**STATED EXERCISE:** In your copy, include every line of the listing below exactly but none of the pictures.

**DATA PROVIDED:**
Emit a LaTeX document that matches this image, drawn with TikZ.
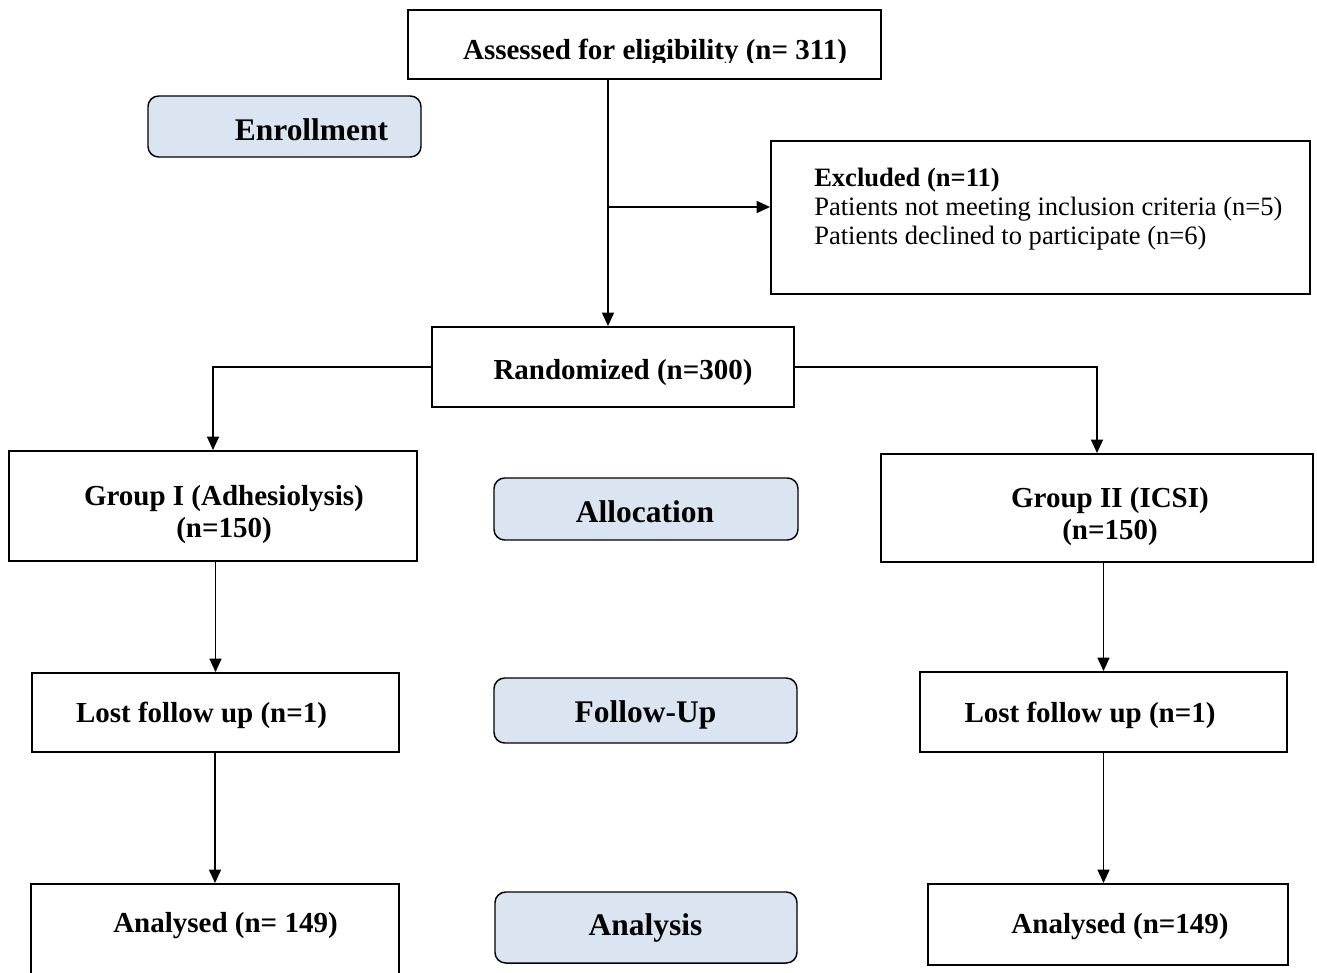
\documentclass[tikz,border=0pt]{standalone}
\usepackage{fontspec}
\setmainfont{Liberation Serif}
\usetikzlibrary{arrows.meta,fit}
\definecolor{lblue}{HTML}{DBE5F1}
\begin{document}
\begin{tikzpicture}[x=0.75pt,y=-0.75pt,
  box/.style={draw=black,line width=1.5pt,rectangle,inner sep=0pt},
  stage/.style={draw=black,line width=1.1pt,fill=lblue,rounded corners=8pt,inner sep=0pt},
  btxt/.style={font=\bfseries\fontsize{21.75pt}{26pt}\selectfont,inner sep=0pt,anchor=base},
  stxt/.style={font=\bfseries\fontsize{23.6pt}{28pt}\selectfont,inner sep=0pt,anchor=base},
  etxt/.style={font=\fontsize{19.9pt}{22pt}\selectfont,inner sep=0pt,anchor=base west},
  arr/.style={line width=1pt,-{Triangle[length=10pt,width=9pt]}}]
\useasboundingbox (0,0) rectangle (1317,972);
\clip (0,0) rectangle (1317,972);

% boxes
\node[box, fit={(408,10) (881,79)}] (assess) {};
\begin{scope}
  \clip (408,10) rectangle (881,62);
  \node[btxt] (assesst) at (655,59) {Assessed for eligibility (n= 311)};
\end{scope}

\node[stage, fit={(148,96) (421,157)}] (enroll) {};
\node[stxt] (enrollt) at (311.5,140) {Enrollment};

\node[box, fit={(771,141) (1310,294)}] (excl) {};
\node[etxt, font=\bfseries\fontsize{19.9pt}{22pt}\selectfont] (exclt1) at (814,186) {Excluded (n=11)};
\node[etxt] (exclt2) at (814,215) {Patients not meeting inclusion criteria (n=5)};
\node[etxt] (exclt3) at (814,244) {Patients declined to participate (n=6)};

\node[box, fit={(432,327) (794,407)}] (rand) {};
\node[btxt] (randt) at (623,379) {Randomized (n=300)};

\node[box, fit={(9,451) (417,561)}] (g1) {};
\node[btxt] (g1t1) at (224,505) {Group I (Adhesiolysis)};
\node[btxt] (g1t2) at (224,537) {(n=150)};

\node[box, fit={(881,454) (1313,562)}] (g2) {};
\node[btxt] (g2t1) at (1110,507) {Group II (ICSI)};
\node[btxt] (g2t2) at (1110,539) {(n=150)};

\node[stage, fit={(494,478) (798,540)}] (alloc) {};
\node[stxt] (alloct) at (645,522) {Allocation};

\node[box, fit={(32,673) (399,752)}] (lost1) {};
\node[btxt] (lost1t) at (201.5,722) {Lost follow up (n=1)};

\node[box, fit={(920,672) (1287,752)}] (lost2) {};
\node[btxt] (lost2t) at (1090,722) {Lost follow up (n=1)};

\node[stage, fit={(494,678) (797,743)}] (follow) {};
\node[stxt] (followt) at (645.5,722) {Follow-Up};

\node[box, fit={(31,884) (399,990)}] (ana1) {};
\node[btxt] (ana1t) at (225.5,932) {Analysed (n= 149)};

\node[box, fit={(928,884) (1288,965)}] (ana2) {};
\node[btxt] (ana2t) at (1120,933) {Analysed (n=149)};

\node[stage, fit={(495,892) (797,963)}] (analysis) {};
\node[stxt] (analysist) at (645.5,935) {Analysis};

% connectors
\coordinate (vx) at (608,0);
\coordinate (br) at (608,207);
\draw[arr] (assess.south -| vx) -- (rand.north -| vx);
\draw[arr] (br) -- (br -| excl.west);
\draw[arr] (rand.west) -| (g1.north);
\draw[arr] (rand.east) -| (g2.north);
\draw[arr] (g1.south -| lost1.north) -- (lost1.north);
\draw[arr] (g2.south -| lost2.north) -- (lost2.north);
\draw[arr] (lost1.south -| ana1.north) -- (ana1.north);
\draw[arr] (lost2.south) -- (lost2.south |- ana2.north);
\end{tikzpicture}
\end{document}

**EXPECTED ANSWER:**
Emit a LaTeX document that matches this image, drawn with TikZ.
\documentclass[tikz,border=0pt]{standalone}
\usepackage{fontspec}
\setmainfont{Liberation Serif}
\usetikzlibrary{arrows.meta,fit}
\definecolor{lblue}{HTML}{DBE5F1}
\begin{document}
\begin{tikzpicture}[x=0.75pt,y=-0.75pt,
  box/.style={draw=black,line width=1.5pt,rectangle,inner sep=0pt},
  stage/.style={draw=black,line width=1.1pt,fill=lblue,rounded corners=8pt,inner sep=0pt},
  btxt/.style={font=\bfseries\fontsize{21.75pt}{26pt}\selectfont,inner sep=0pt,anchor=base},
  stxt/.style={font=\bfseries\fontsize{23.6pt}{28pt}\selectfont,inner sep=0pt,anchor=base},
  etxt/.style={font=\fontsize{19.9pt}{22pt}\selectfont,inner sep=0pt,anchor=base west},
  arr/.style={line width=1pt,-{Triangle[length=10pt,width=9pt]}}]
\useasboundingbox (0,0) rectangle (1317,972);
\clip (0,0) rectangle (1317,972);

% boxes
\node[box, fit={(408,10) (881,79)}] (assess) {};
\begin{scope}
  \clip (408,10) rectangle (881,62);
  \node[btxt] (assesst) at (655,59) {Assessed for eligibility (n= 311)};
\end{scope}

\node[stage, fit={(148,96) (421,157)}] (enroll) {};
\node[stxt] (enrollt) at (311.5,140) {Enrollment};

\node[box, fit={(771,141) (1310,294)}] (excl) {};
\node[etxt, font=\bfseries\fontsize{19.9pt}{22pt}\selectfont] (exclt1) at (814,186) {Excluded (n=11)};
\node[etxt] (exclt2) at (814,215) {Patients not meeting inclusion criteria (n=5)};
\node[etxt] (exclt3) at (814,244) {Patients declined to participate (n=6)};

\node[box, fit={(432,327) (794,407)}] (rand) {};
\node[btxt] (randt) at (623,379) {Randomized (n=300)};

\node[box, fit={(9,451) (417,561)}] (g1) {};
\node[btxt] (g1t1) at (224,505) {Group I (Adhesiolysis)};
\node[btxt] (g1t2) at (224,537) {(n=150)};

\node[box, fit={(881,454) (1313,562)}] (g2) {};
\node[btxt] (g2t1) at (1110,507) {Group II (ICSI)};
\node[btxt] (g2t2) at (1110,539) {(n=150)};

\node[stage, fit={(494,478) (798,540)}] (alloc) {};
\node[stxt] (alloct) at (645,522) {Allocation};

\node[box, fit={(32,673) (399,752)}] (lost1) {};
\node[btxt] (lost1t) at (201.5,722) {Lost follow up (n=1)};

\node[box, fit={(920,672) (1287,752)}] (lost2) {};
\node[btxt] (lost2t) at (1090,722) {Lost follow up (n=1)};

\node[stage, fit={(494,678) (797,743)}] (follow) {};
\node[stxt] (followt) at (645.5,722) {Follow-Up};

\node[box, fit={(31,884) (399,990)}] (ana1) {};
\node[btxt] (ana1t) at (225.5,932) {Analysed (n= 149)};

\node[box, fit={(928,884) (1288,965)}] (ana2) {};
\node[btxt] (ana2t) at (1120,933) {Analysed (n=149)};

\node[stage, fit={(495,892) (797,963)}] (analysis) {};
\node[stxt] (analysist) at (645.5,935) {Analysis};

% connectors
\coordinate (vx) at (608,0);
\coordinate (br) at (608,207);
\draw[arr] (assess.south -| vx) -- (rand.north -| vx);
\draw[arr] (br) -- (br -| excl.west);
\draw[arr] (rand.west) -| (g1.north);
\draw[arr] (rand.east) -| (g2.north);
\draw[arr] (g1.south -| lost1.north) -- (lost1.north);
\draw[arr] (g2.south -| lost2.north) -- (lost2.north);
\draw[arr] (lost1.south -| ana1.north) -- (ana1.north);
\draw[arr] (lost2.south) -- (lost2.south |- ana2.north);
\end{tikzpicture}
\end{document}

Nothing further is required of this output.